I'll take a look at the stereo issue -- I think that may also be fixed in the latest code too.
No, unfortunately the stereo issue is present in the 2.1 branch and is a new bug. We'll see what we can do ASAP.
Would running this code on a dataset of 3D structures yield some useful bug reports? I think that if we could finally nail SMILES support, this would be a good thing. Maybe once Geoff and co. fix this problem, you could run the code on PubChem or ZINC.
Noel,
I've been thinking along exactly the same lines myself...

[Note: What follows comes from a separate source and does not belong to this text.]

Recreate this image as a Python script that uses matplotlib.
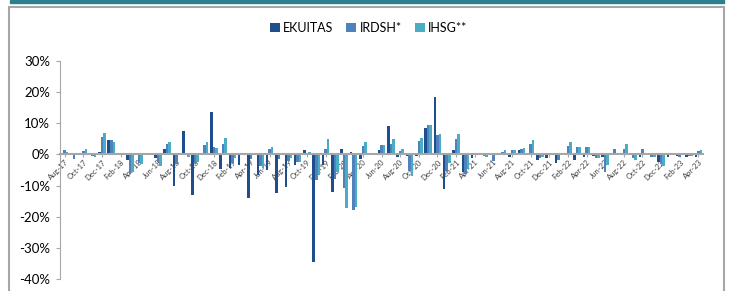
import pandas as pd
import matplotlib
matplotlib.use('Agg')
import matplotlib.pyplot as plt
import numpy as np
from matplotlib.patches import Rectangle

# monthly returns (%) Aug-17 .. Apr-23
months = pd.date_range('2017-08-01', '2023-04-01', freq='MS').strftime('%b-%y').tolist()

ekuitas = [0.1, 0.0, 0.1, -0.3, 0.7, 4.5, 0.0, -1.9, 0.3, 0.6,
           -1.1, 1.8, -10.2, 7.4, -13.0, 0.3, 13.5, -4.8, -4.3, -3.5,
           -14.1, -6.6, -5.0, -12.4, -10.4, -3.5, 1.3, -34.7, -3.5, -12.1,
           1.8, 0.9, -1.4, 0.0, 1.4, 9.2, -0.8, -0.5, -0.5, 8.5,
           18.3, -11.2, 1.5, -5.7, -1.0, 0.4, -0.2, 0.0, -0.9, 1.3,
           -0.2, -1.9, -1.1, -2.7, 0.2, -1.7, -0.9, -0.5, -0.8, 0.0,
           0.3, 0.0, -0.9, -0.1, -2.5, -0.9, -0.5, -0.7, -0.8]
irdsh = [1.3, -1.4, 1.1, -0.6, 5.5, 4.6, 0.0, -6.3, -2.6, 0.3,
         -2.5, 3.4, -3.0, -0.3, -2.6, 2.9, 2.5, 3.4, -2.7, 0.3,
         -1.5, -3.6, 1.9, -1.5, -2.0, -2.5, -0.2, -8.3, 1.7, -7.8,
         -10.9, -17.7, 2.6, 0.6, 2.9, 3.4, 1.2, -5.2, 4.2, 9.6,
         6.3, -5.3, 4.8, -6.2, -0.2, -0.5, -2.0, 0.7, 1.3, 1.8,
         3.4, -1.1, -0.1, -1.9, 2.7, 2.4, 2.3, -1.0, -5.7, 1.8,
         1.8, -1.1, 1.7, -0.9, -3.2, 0.0, -0.8, -0.4, 1.1]
ihsg = [0.9, 0.5, 1.6, -0.9, 6.8, 3.9, 0.2, -5.6, -3.2, -0.2,
        -3.6, 4.0, -0.3, -0.7, -2.4, 3.9, 2.2, 5.4, -1.2, 0.2,
        -0.3, -4.3, 2.4, 0.3, -1.0, -2.5, 0.8, -6.5, 4.8, -5.5,
        -17.3, -17.0, 3.9, 0.6, 3.0, 5.0, 1.6, -7.0, 5.4, 9.5,
        6.5, -2.7, 6.4, -4.8, 0.1, -0.7, 0.6, 1.3, 1.3, 2.2,
        4.7, -0.9, 0.5, 0.5, 3.9, 2.4, 2.3, -1.3, -3.3, 0.5,
        3.2, -1.7, 0.6, -0.9, -3.6, 0.1, -0.2, -0.4, 1.5]

series = [('EKUITAS', ekuitas, '#1f4e8c'),
          ('IRDSH*', irdsh, '#4f81bd'),
          ('IHSG**', ihsg, '#4bacc6')]

plt.rcParams['font.family'] = ['Lato', 'DejaVu Sans']

fig = plt.figure(figsize=(7.31, 2.91), dpi=100)

# frame and top band
fig.patches.append(Rectangle((10 / 731, 288 / 291), 714 / 731, 3 / 291,
                             transform=fig.transFigure, color='#2b7f8e', zorder=0))
fig.patches.append(Rectangle((8.5 / 731, -0.05), 715 / 731, 284 / 291 + 0.05,
                             transform=fig.transFigure, fill=False,
                             edgecolor='#a6a6a6', lw=1.5, zorder=0))

ax = fig.add_axes([60 / 731, 12 / 291, 643 / 731, 218 / 291])

x = np.arange(len(months))
w = 0.27
for k, (name, vals, col) in enumerate(series):
    ax.bar(x + (k - 1) * w, np.array(vals) / 100, width=w, color=col, label=name, zorder=2)

ax.set_xlim(-0.5, len(months) - 0.5)
ax.set_ylim(-0.40, 0.30)
ax.set_yticks(np.arange(-0.4, 0.31, 0.1))
ax.set_yticklabels([f'{v}%' for v in range(-40, 31, 10)], fontsize=9.5)

for s in ['top', 'right']:
    ax.spines[s].set_visible(False)
ax.spines['left'].set_color('#a6a6a6')
ax.spines['bottom'].set_position(('data', 0))
ax.spines['bottom'].set_color('#a6a6a6')
ax.spines['bottom'].set_linewidth(1.5)
ax.spines['bottom'].set_zorder(3)
ax.tick_params(axis='y', length=3, color='#a6a6a6', pad=4)
ax.tick_params(axis='x', length=2, color='#a6a6a6', pad=1)

ax.set_xticks(x[::2])
ax.set_xticklabels(months[::2], fontsize=5.5, rotation=45, ha='right',
                   rotation_mode='anchor', color='#404040')

ax.legend(loc='center', bbox_to_anchor=(0.48, 1.152), ncol=3, frameon=False,
          fontsize=9, handlelength=0.8, handleheight=0.8, handletextpad=0.3,
          columnspacing=1.0)

plt.savefig('out.png', dpi=100)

Similarly, we can run OB on every PDB in the PDB. At least we can find out if anything breaks the parser...
The biggest limiting factor in my testing recently has been in my use of a laptop with a small, slow hard drive. I simply don't have the disk space to keep PubChem or ZINC or the PDB around.
That will change in a few months...
But I think SMILES support in Open Babel is pretty robust -- it powers eMolecules, with somewhere north of 10 million molecules. Craig James reported all sorts of SMILES and SMARTS errors.

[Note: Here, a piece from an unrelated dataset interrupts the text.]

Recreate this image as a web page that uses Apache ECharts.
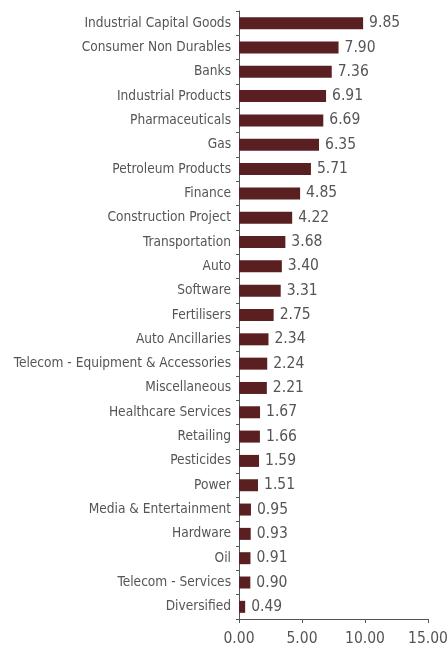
<!DOCTYPE html>
<html>
<head>
<meta charset="utf-8">
<script src="https://cdn.jsdelivr.net/npm/echarts@6/dist/echarts.min.js"></script>
<style>
  html, body { margin: 0; padding: 0; background: #ffffff; }
  #chart { width: 448px; height: 649px; }
</style>
</head>
<body>
<div id="chart"></div>
<script>
// Sector allocation (% of net assets), largest first
const sectors = [
  'Industrial Capital Goods', 'Consumer Non Durables', 'Banks', 'Industrial Products',
  'Pharmaceuticals', 'Gas', 'Petroleum Products', 'Finance', 'Construction Project',
  'Transportation', 'Auto', 'Software', 'Fertilisers', 'Auto Ancillaries',
  'Telecom - Equipment & Accessories', 'Miscellaneous', 'Healthcare Services',
  'Retailing', 'Pesticides', 'Power', 'Media & Entertainment', 'Hardware', 'Oil',
  'Telecom - Services', 'Diversified'
];
const weights = [
  9.85, 7.90, 7.36, 6.91, 6.69, 6.35, 5.71, 4.85, 4.22, 3.68, 3.40, 3.31, 2.75,
  2.34, 2.24, 2.21, 1.67, 1.66, 1.59, 1.51, 0.95, 0.93, 0.91, 0.90, 0.49
];
const xTicks = { min: 0, max: 15, step: 5 };

const font = "'DejaVu Sans Condensed', 'Liberation Sans Narrow', sans-serif";
const textColor = '#555555';
const axisColor = '#555555';

const chart = echarts.init(document.getElementById('chart'), null, { renderer: 'canvas' });
chart.setOption({
  animation: false,
  backgroundColor: '#ffffff',
  grid: { left: 239, right: 20, top: 11, bottom: 30, containLabel: false, outerBoundsMode: 'none' },
  xAxis: {
    type: 'value',
    min: xTicks.min,
    max: xTicks.max,
    interval: xTicks.step,
    axisLine: { show: true, lineStyle: { color: axisColor, width: 1 } },
    axisTick: { show: true, inside: false, length: 4, lineStyle: { color: axisColor } },
    splitLine: { show: false },
    axisLabel: {
      color: textColor, fontFamily: font, fontSize: 15.5, margin: 12,
      formatter: v => v.toFixed(2)
    }
  },
  yAxis: {
    type: 'category',
    data: sectors,
    inverse: true,
    axisLine: { show: true, lineStyle: { color: axisColor, width: 1 } },
    axisTick: { show: true, inside: false, length: 3, lineStyle: { color: axisColor } },
    axisLabel: { color: textColor, fontFamily: font, fontSize: 13.6, margin: 8 }
  },
  series: [{
    type: 'bar',
    data: weights,
    barWidth: 12,
    itemStyle: { color: '#5a1f21' },
    label: {
      show: true,
      position: 'right',
      distance: 6,
      color: textColor,
      fontFamily: font,
      fontSize: 15.5,
      formatter: p => p.value.toFixed(2)
    }
  }]
});
</script>
</body>
</html>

If either (or both) of you would like to try on ZINC or PubChem or PDB, I suspect we'll uncover more lurking bugs. We're getting closer to "industrial strength" though.
Regarding SMILES parsers, check out the recent article by Andrew Dalke (whom I also met at Sheffield) at: http://www.dalkescientific.com/writings/diary/archive/2007/06/25/smiles_states.html
I've downloaded the remediated PDB (a somewhat easier test set, I suspect, than the raw PDB, but we have to start somewhere), and will attempt to read in all of the files with pybel over the weekend. Converting with babel gives lots of error messages, but no problems converting...do we want to follow these up at some point?
Regarding 'industrial strength'...coming from a scripting background, I am a big believer in regression and unit tests, and I think they are the only way to ensure a rock solid parser. Any code submitted that breaks a test should just be reverted. This way incremental improvements are guaranteed.
Andrew Dalke's recent warning about parsing unfiltered InChIs in a production environment is also worth reading.